Original Research2021 Mar 22.

JOURNAL:J Proteome Res. Article Link

Metabolic Interactions and Differences between Coronary Heart Disease and Diabetes Mellitus: A Pilot Study on Biomarker Determination and Pathogenesis

WP Liu, PF Guo, T Dai Keywords: diabetes coronary heart disease metabolomics metabolism

ABSTRACT

Comprehensive understanding of plasma metabotype of diabetes mellitus (DM), coronary heart disease (CHD), and especially diabetes mellitus with coronary heart disease (CHDDM) is still lacking. In this work, the plasma metabolic differences and links of DM, CHD, and CHDDM patients were investigated by the strategy of comparative metabolomics based on 1H NMR spectroscopy combined with network analysis for revealing their metabolic differences. A total of 17 metabolites are related to three diseases, among which valine, alanine, leucine, isoleucine, and N-acetyl-glycoprotein are positively correlated with CHD and CHDDM (odds ratios (OR) > 1).
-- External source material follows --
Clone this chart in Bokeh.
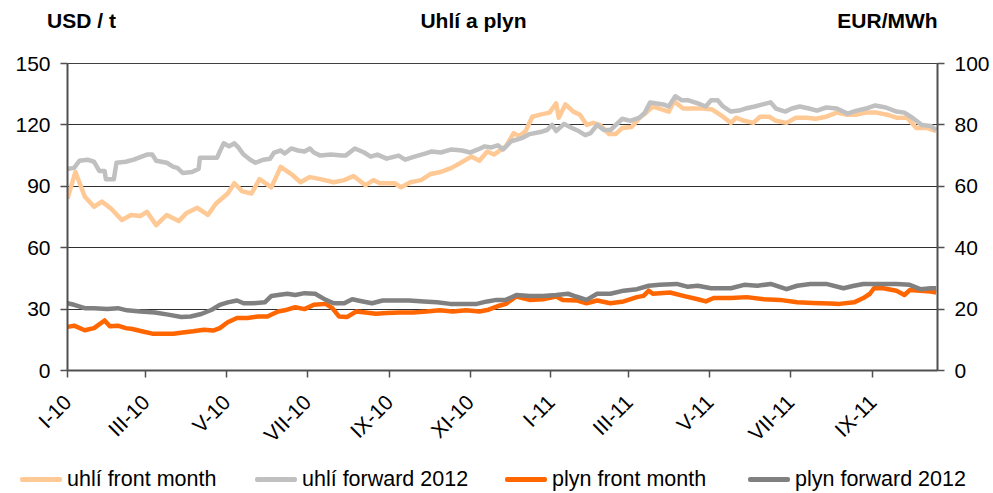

The trimethylamine oxide, glycerol, lactose, indoleacetate, and scyllo-inositol are closely related to the development of DM to CHDDM (OR > 1), and indoleactate (OR: 1.06, 95% confidence interval (CI): 1.01–1.12) and lactose (OR: 2.46, 95% CI: 1.67–3.25) are particularly prominent in CHDDM. We identified three multi-biomarkers types that were significantly associated with glycosylated hemoglobin (HbA1C) at baseline. All diseases demonstrated dysregulated glycolysis/gluconeogenesis and amino acid biosynthesis pathway. In addition, enrichment in tryptophan metabolism observed in CHDDM, enrichment in inositol phosphate metabolism observed in DM, and the metabolites related to microbiota metabolism were dysregulated in both DM and CHDDM. The comparative metabolomics strategy of multi-diseases offers a new perspective in disease-specific markers and pathogenic pathways.